Colorado’s other major appellation, the West Elks AVA, receives far less attention. Here, twelve wineries work at even higher altitudes and in cooler conditions. It’s harder for red grapes to ripen fully, so white varieties such as Riesling and Sauvignon Blanc take the lead, producing wines of crispness and vitality.
Brent Helleckson and his wife were keen to pursue a more agrarian life after career jobs in aerospace and software. They looked up opportunities in Minnesota and North Dakota, where they were from, but discovered that one needed 5,000 acres of wheat ground, and all of the gear to farm it in order to make a living. “If one had the $10 million to get into commodity farming, why would you ever spend it on, well, getting into commodity farming?” says Brent dryly. They opted for fruit farming on the Western Slope of Colorado, near Paonia.
Stone Cottage Cellars was founded in 1994. Helleckson notes that “being ‘connected’ to the land is something we sought out, but little did we know what that would actually involve, and how hands-on our new life would be.” The vineyards are sustainably farmed at between 4,500 ft and 6,500 ft in elevation, producing wines that “exhibit a crispness, vitality, and minerality that reflect the Colorado mountains visible from our cellar door.”
It seems that the sense of adventure and precarity of this terroir that draws people in.
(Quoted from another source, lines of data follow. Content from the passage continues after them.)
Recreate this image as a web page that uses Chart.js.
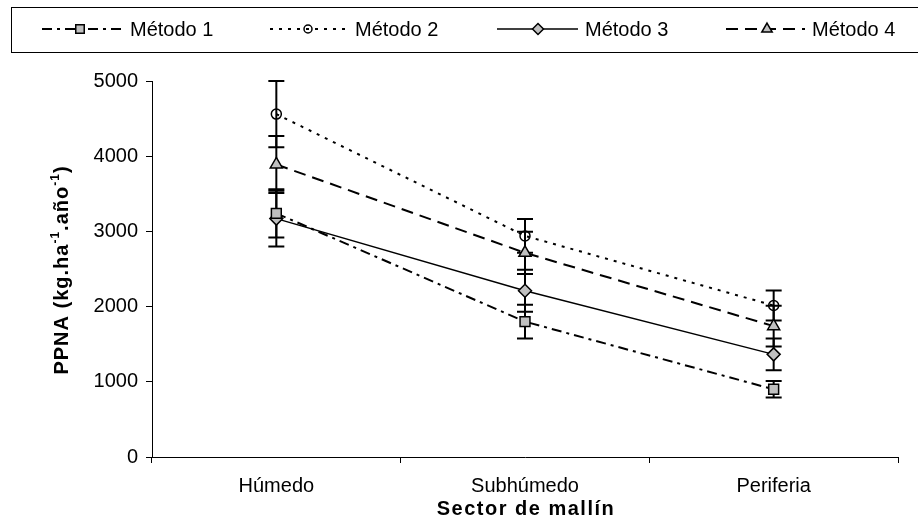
<!DOCTYPE html>
<html>
<head>
<meta charset="utf-8">
<script src="https://cdn.jsdelivr.net/npm/chart.js@4.4.1/dist/chart.umd.min.js"></script>
<style>
html, body { margin: 0; padding: 0; background: #fff; }
#wrap { width: 918px; height: 526px; position: relative; }
</style>
</head>
<body>
<div id="wrap"><canvas id="chart"></canvas></div>
<script>
const sectors = ["Húmedo", "Subhúmedo", "Periferia"];
const metodo1 = [3240, 1800, 900];
const metodo1Err = [320, 225, 110];
const metodo2 = [4560, 2940, 2015];
const metodo2Err = [440, 225, 200];
const metodo3 = [3170, 2210, 1365];
const metodo3Err = [370, 280, 210];
const metodo4 = [3890, 2715, 1740];
const metodo4Err = [380, 280, 270];
const yTicks = [0, 1000, 2000, 3000, 4000, 5000];
const legendNames = ["Método 1", "Método 2", "Método 3", "Método 4"];

const FONT = "'Liberation Sans', Arial, sans-serif";
const GRAY = "#c0c0c0";

// error bars, drawn under the markers
const errorBars = {
    id: "errorBars",
    beforeDatasetsDraw(chart) {
        const ctx = chart.ctx;
        const y = chart.scales.y;
        ctx.save();
        ctx.strokeStyle = "#000";
        ctx.lineWidth = 2;
        chart.data.datasets.forEach((ds, i) => {
            const meta = chart.getDatasetMeta(i);
            meta.data.forEach((pt, j) => {
                const v = ds.data[j], e = ds.err[j];
                const top = y.getPixelForValue(v + e);
                const bot = y.getPixelForValue(v - e);
                ctx.beginPath();
                ctx.moveTo(pt.x, top); ctx.lineTo(pt.x, bot);
                ctx.moveTo(pt.x - 8, top); ctx.lineTo(pt.x + 8, top);
                ctx.moveTo(pt.x - 8, bot); ctx.lineTo(pt.x + 8, bot);
                ctx.stroke();
            });
        });
        ctx.restore();
    }
};

// boxed legend on top, axis titles
const extras = {
    id: "extras",
    afterDraw(chart) {
        const ctx = chart.ctx;
        ctx.save();
        // legend box
        ctx.strokeStyle = "#000";
        ctx.lineWidth = 1;
        ctx.strokeRect(11.5, 7.5, 920, 45);
        const items = [
            { x0: 42, x1: 123, mx: 80, tx: 130 },
            { x0: 270, x1: 348, mx: 308, tx: 355 },
            { x0: 497, x1: 578, mx: 538, tx: 585 },
            { x0: 726, x1: 805, mx: 767, tx: 812 }
        ];
        const ly = 29;
        chart.data.datasets.forEach((ds, i) => {
            const it = items[i];
            ctx.save();
            ctx.strokeStyle = "#000";
            ctx.lineWidth = ds.borderWidth;
            ctx.setLineDash(ds.borderDash || []);
            ctx.beginPath();
            ctx.moveTo(it.x0, ly); ctx.lineTo(it.x1, ly);
            ctx.stroke();
            ctx.setLineDash([]);
            ctx.fillStyle = ds.pointBackgroundColor;
            ctx.strokeStyle = "#000";
            ctx.lineWidth = ds.pointBorderWidth;
            Chart.helpers.drawPoint(ctx, {
                pointStyle: ds.pointStyle,
                radius: ds.pointRadius - 1,
                rotation: 0,
                borderWidth: ds.pointBorderWidth
            }, it.mx, ly);
            ctx.restore();
            ctx.fillStyle = "#000";
            ctx.font = "20px " + FONT;
            ctx.textBaseline = "middle";
            ctx.textAlign = "left";
            ctx.fillText(legendNames[i], it.tx, ly + 1);
        });

        // x title
        ctx.font = "bold 20px " + FONT;
        ctx.letterSpacing = "1.5px";
        ctx.textAlign = "center";
        ctx.textBaseline = "middle";
        ctx.fillText("Sector de mallín", 526, 509);

        // y title with superscripts
        ctx.letterSpacing = "1px";
        ctx.translate(62, 270);
        ctx.rotate(-Math.PI / 2);
        const parts = [
            ["PPNA (kg.ha", false], ["-1", true], [".año", false], ["-1", true], [")", false]
        ];
        const big = "bold 20px " + FONT, small = "bold 12px " + FONT;
        let total = 0;
        parts.forEach(p => { ctx.font = p[1] ? small : big; total += ctx.measureText(p[0]).width; });
        let x = -total / 2;
        ctx.textAlign = "left";
        parts.forEach(p => {
            ctx.font = p[1] ? small : big;
            ctx.fillText(p[0], x, p[1] ? -6 : 0);
            x += ctx.measureText(p[0]).width;
        });
        ctx.restore();
    }
};

new Chart(document.getElementById("chart"), {
    type: "line",
    data: {
        labels: sectors,
        datasets: [
            {
                label: "Método 1", data: metodo1, err: metodo1Err,
                borderColor: "#000", borderWidth: 2, borderDash: [10, 5, 3, 5],
                pointStyle: "rect", pointRadius: 7,
                pointBackgroundColor: GRAY, pointBorderColor: "#000", pointBorderWidth: 1.5
            },
            {
                label: "Método 2", data: metodo2, err: metodo2Err,
                borderColor: "#000", borderWidth: 2, borderDash: [3, 6],
                pointStyle: "circle", pointRadius: 5,
                pointBackgroundColor: "rgba(0,0,0,0)", pointBorderColor: "#000", pointBorderWidth: 1.5
            },
            {
                label: "Método 3", data: metodo3, err: metodo3Err,
                borderColor: "#000", borderWidth: 1.5,
                pointStyle: "rectRot", pointRadius: 6.5,
                pointBackgroundColor: GRAY, pointBorderColor: "#000", pointBorderWidth: 1.5
            },
            {
                label: "Método 4", data: metodo4, err: metodo4Err,
                borderColor: "#000", borderWidth: 2, borderDash: [12, 7],
                pointStyle: "triangle", pointRadius: 7,
                pointBackgroundColor: GRAY, pointBorderColor: "#000", pointBorderWidth: 1.5
            }
        ]
    },
    options: {
        responsive: true,
        maintainAspectRatio: false,
        animation: false,
        layout: { padding: { top: 81, right: 20, left: 0, bottom: 0 } },
        plugins: { legend: { display: false }, tooltip: { enabled: false } },
        scales: {
            x: {
                offset: true,
                grid: { offset: true, drawOnChartArea: false, drawTicks: true, tickLength: 6, color: "#000" },
                border: { color: "#000", width: 1 },
                ticks: { color: "#000", font: { family: FONT, size: 20 }, padding: 11, maxRotation: 0 },
                afterFit: s => { s.height = 69; }
            },
            y: {
                min: 0, max: 5000,
                afterBuildTicks: s => { s.ticks = yTicks.map(v => ({ value: v })); },
                grid: { drawOnChartArea: false, drawTicks: true, tickLength: 6, color: "#000" },
                border: { color: "#000", width: 1 },
                ticks: { color: "#000", font: { family: FONT, size: 20 }, padding: 8, callback: v => String(v) },
                afterFit: s => { s.width = 152; }
            }
        }
    },
    plugins: [errorBars, extras]
});
</script>
</body>
</html>
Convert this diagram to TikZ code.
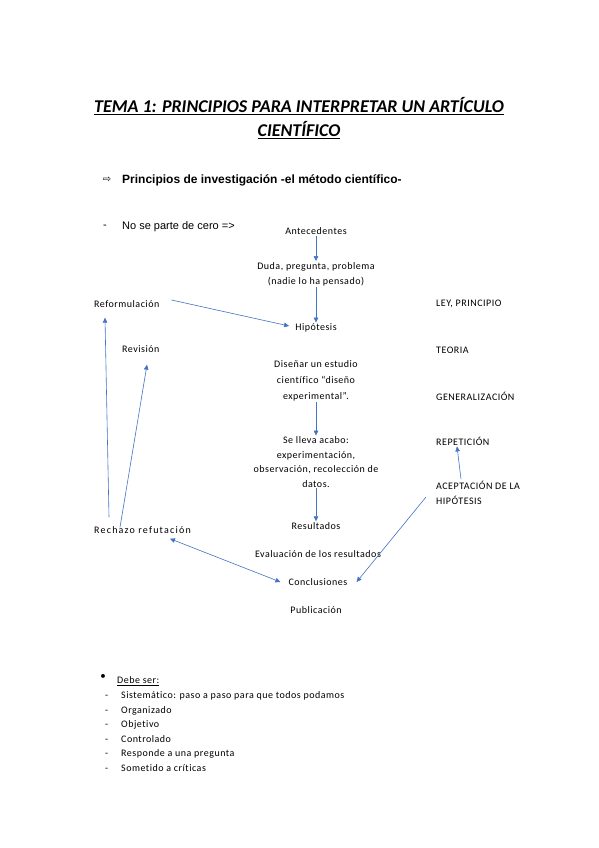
\documentclass[tikz,border=0pt]{standalone}
\usepackage{fontspec}
\setmainfont{Carlito}
\newfontfamily\espaciada{Carlito}[LetterSpace=5,Ligatures=CommonOff]
\newfontfamily\masancha{Carlito}[LetterSpace=12,Ligatures=CommonOff]
\newfontfamily\arialfont{Liberation Sans}
\newfontfamily\symfont{DejaVu Sans}
\usetikzlibrary{arrows.meta}

\definecolor{flechaazul}{RGB}{68,114,196}
\tikzset{
  paso/.style={align=center, font=\espaciada\fontsize{10}{15}\selectfont, inner sep=1pt},
  lado/.style={anchor=west, align=left, font=\espaciada\fontsize{10}{15}\selectfont, inner sep=0pt},
  item/.style={anchor=base west, inner sep=0pt, font=\espaciada\fontsize{10}{12}\selectfont},
  flecha/.style={draw=flechaazul, line width=0.6pt, -{Triangle[length=5pt,width=4.5pt]}},
}

\begin{document}
\begin{tikzpicture}[x=1pt,y=-1pt]
    \useasboundingbox[fill=white] (0,0) rectangle (599,848);
    % titulo
    \node[align=center, font=\fontsize{18}{24}\bfseries\itshape\selectfont] (titulo) at (299,118)
        {\underline{TEMA 1: PRINCIPIOS PARA INTERPRETAR UN ARTÍCULO}\\\underline{CIENTÍFICO}};
    \node[font=\symfont\fontsize{10}{12}\selectfont] (flechablanca) at (107,180) {⇨};
    \node[anchor=west, inner sep=0pt, font=\arialfont\fontsize{12}{14}\bfseries\selectfont] (principios) at (122,180)
        {Principios de investigación -el método científico-};
    \node[font=\arialfont\fontsize{11}{13}\selectfont] (guion) at (105,227) {-};
    \node[anchor=west, inner sep=0pt, font=\arialfont\fontsize{11}{13}\selectfont] (cero) at (122,227) {No se parte de cero =>};

    % pasos del metodo
    \node[paso] (ante) at (316,231) {Antecedentes};
    \node[paso] (duda) at (316,274) {Duda, pregunta, problema\\(nadie lo ha pensado)};
    \node[paso] (hipo) at (316,328) {Hipótesis};
    \node[paso, font=\espaciada\fontsize{10}{16}\selectfont] (disenar) at (316,381) {Diseñar un estudio\\científico “diseño\\experimental”.};
    \node[paso, font=\espaciada\fontsize{10}{14.5}\selectfont] (lleva) at (316,462) {Se lleva acabo:\\experimentación,\\observación, recolección de\\datos.};
    \node[paso] (result) at (316,526) {Resultados};
    \node[paso] (evalua) at (318,554) {Evaluación de los resultados};
    \node[paso] (concl) at (318,582) {Conclusiones};
    \node[paso] (publi) at (316,610) {Publicación};

    % lado izquierdo
    \node[lado] (reform) at (94,304) {Reformulación};
    \node[lado] (revision) at (122,349) {Revisión};
    \node[lado, font=\masancha\fontsize{10}{15}\selectfont] (rechazo) at (94,530) {Rechazo refutación};

    % lado derecho
    \node[lado] (ley) at (436,304) {LEY, PRINCIPIO};
    \node[lado] (teoria) at (436,350) {TEORIA};
    \node[lado] (general) at (436,396) {GENERALIZACIÓN};
    \node[lado] (repet) at (436,441) {REPETICIÓN};
    \node[lado] (acept) at (436,493) {ACEPTACIÓN DE LA\\HIPÓTESIS};

    % flechas
    \draw[flecha] (ante) -- (duda);
    \draw[flecha] (duda) -- (hipo);
    \draw[flecha] (disenar) -- (lleva);
    \draw[flecha] (lleva) -- (result);
    \draw[flecha] ([xshift=12pt,yshift=4pt]reform.east) -- ([xshift=-5pt,yshift=2pt]hipo.west);
    \draw[flecha] ([xshift=15pt,yshift=9pt]rechazo.north west) -- ([xshift=11pt,yshift=-10pt]reform.south west);
    \draw[flecha] ([xshift=26pt,yshift=-1pt]rechazo.north west) -- ([xshift=25pt,yshift=-12pt]revision.south west);
    \draw[flecha, {Triangle[length=5pt,width=4.5pt]}-{Triangle[length=5pt,width=4.5pt]}] ([xshift=76pt,yshift=-5pt]rechazo.south west) -- ([xshift=-7pt]concl.west);
    \draw[flecha] ([xshift=25pt,yshift=2pt]acept.north west) -- ([xshift=21pt,yshift=-1pt]repet.south west);
    \draw[flecha] ([xshift=-10pt,yshift=-4pt]acept.west) -- ([xshift=8pt]concl.east);

    % lista final
    \node[font=\fontsize{11}{12}\selectfont] (vineta) at (103,677) {•};
    \node[item] (debe) at (117,683.5) {\underline{Debe ser:}};
    \node[item] (g1) at (105,698.5) {-};
    \node[item] (sistem) at (121,698.5) {Sistemático: paso a paso para que todos podamos};
    \node[item] (g2) at (105,713.5) {-};
    \node[item] (organ) at (121,713.5) {Organizado};
    \node[item] (g3) at (105,727.5) {-};
    \node[item] (objet) at (121,727.5) {Objetivo};
    \node[item] (g4) at (105,742.5) {-};
    \node[item] (control) at (121,742.5) {Controlado};
    \node[item] (g5) at (105,756.5) {-};
    \node[item] (respon) at (121,756.5) {Responde a una pregunta};
    \node[item] (g6) at (105,771.5) {-};
    \node[item] (somet) at (121,771.5) {Sometido a críticas};
\end{tikzpicture}
\end{document}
Some, like Jayme and Steve of The Storm Cellar, left sommelier careers in New York to start from scratch in the high desert, fuelled by the same mix of curiosity and risk that seems to define all of Colorado’s wine business pioneers. “We were both mesmerized by the idea of making wine in Colorado’s extremely variable continental climate. We didn’t want cookie-cutter wines; we wanted wines that expressed the dramatic climatic situation that is Western Colorado.”